Леон Розенфельд: Я приехал в институт в последний день февраля… и первым, кого я увидел, был Гамов. Я спросил его о новостях, и он ответил мне на своем образном языке, показав искусный рисунок карандашом, который он только что сделал. (В сноске Розенфельд заметил: «Боюсь, что этому произведению искусства дали погибнуть, прежде чем осознали его историческую ценность».) На рисунке был изображен Ландау, крепко привязанный к стулу и с заткнутым ртом, а Вор, стоявший перед ним с поднятым указательным пальцем, говорил: «Погодите, погодите, Ландау, дайте и мне хоть слово сказать». Гамов добавил: «Такая вот дискуссия идет все время». Пайерлс уехал днем раньше.

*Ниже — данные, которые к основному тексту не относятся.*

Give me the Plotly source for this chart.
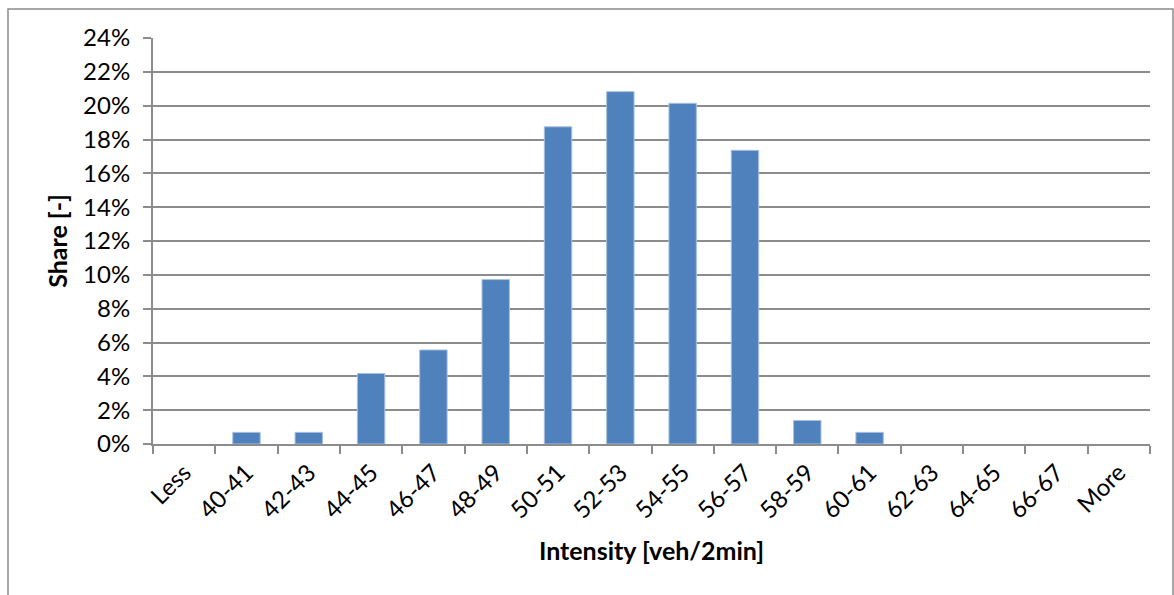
import plotly.graph_objects as go

categories = ["Less", "40-41", "42-43", "44-45", "46-47", "48-49", "50-51", "52-53",
              "54-55", "56-57", "58-59", "60-61", "62-63", "64-65", "66-67", "More"]
share_pct = [0, 0.69, 0.69, 4.17, 5.56, 9.72, 18.75, 20.83,
             20.14, 17.36, 1.39, 0.69, 0, 0, 0, 0]
y_ticks = list(range(0, 25, 2))
y_ticktext = [f"{v}%" for v in y_ticks]

W, H = 1174, 595
L, R, T, B = 153, 24, 38, 151
pw, ph = W - L - R, H - T - B

fig = go.Figure(go.Bar(
    x=categories, y=share_pct, width=0.44,
    marker=dict(color="#4F81BD",
                line=dict(color="#A7C0E0", width=[1 if v > 0 else 0 for v in share_pct])),
))

grid = "#8C8C8C"
fig.update_layout(
    width=W, height=H,
    margin=dict(l=L, r=R, t=T, b=B),
    paper_bgcolor="white", plot_bgcolor="white",
    font=dict(family="Lato, Carlito, Calibri, sans-serif", size=24, color="black"),
    showlegend=False,
    xaxis=dict(
        showline=True, linecolor=grid, linewidth=2,
        ticks="outside", ticklen=8, tickcolor=grid, tickwidth=2,
        tickson="boundaries", tickangle=-45, ticklabelstandoff=3,
        title=dict(text="<b>Intensity [veh/2min]</b>", font=dict(size=25), standoff=20),
    ),
    yaxis=dict(
        range=[0, 24], tickvals=y_ticks, ticktext=y_ticktext,
        showgrid=True, gridcolor=grid, gridwidth=2,
        showline=True, linecolor=grid, linewidth=2,
        ticks="outside", ticklen=8, tickcolor=grid, tickwidth=2,
        ticklabelstandoff=8,
        zeroline=False,
        title=dict(text="<b>Share [-]</b>", font=dict(size=25), standoff=8),
    ),
    shapes=[dict(
        type="rect", xref="paper", yref="paper",
        x0=(8 - L) / pw, x1=(1173 - L) / pw,
        y0=((H - B) - 610) / ph, y1=((H - B) - 9) / ph,
        line=dict(color="#8C8C8C", width=1.5), fillcolor="rgba(0,0,0,0)", layer="below",
    )],
)

fig.write_html("out.html")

Как сказал Гамов, «в состоянии полного изнеможения». Ландау остался еще на несколько недель, и у меня была возможность убедиться, что изображенное Гамовым на рисунке положение дел было приукрашено лишь в пределах, обычно признаваемых художественным вымыслом.
Для напряженной дискуссии была, конечно, причина, ибо Ландау и Пайерлс подняли фундаментальный вопрос.
И Розенфельд пояснил фундаментальность этого вопроса:
«Они поставили под сомнение логическую состоятельность квантовой электродинамики…»
«Они прикоснулись к основам дисциплины, полной непреодоленных трудностей, хотя законодательное слово в ней уже было сказано недавно Дираком. Это была область взаимодействий электромагнитного поля и вещества, где сверх квантовых законов проявлялись в полную силу и законы теории относительности. Релятивистской называли физики эту область. И в самом заглавии критического исследования Ландау — Пайерлса стояли слова «Распространение Принципа неопределенности на релятивистскую квантовую теорию». Их выводы были решительны: получалось, что измерение ряда величин вообще теряло в этой области физический смысл.
Отчего да как, здесь это неважно. Но легко понять, почему тотчас насторожилась мысль Бора и страдальчески поднялись его брови, когда Ландау, стоя у черной доски, начал бестрепетно излагать суть дела. (По признанию Пайерлса, от Ландау исходило все существенное в той работе. «Мы все жили крохами со стола Ландау» — говорил он позднее.) Доводы молодых были слишком основательны, чтобы формально-логически найти в них слабое место. Однако весь опыт счастливо изнурительных дискуссий 20-х годов внушал Бору одно: квантовая электродинамика сможет выдержать экзамен на логическую безупречность, если еще искусней работать с Соотношением неопределенностей — «подробней анализировать процесс измерения».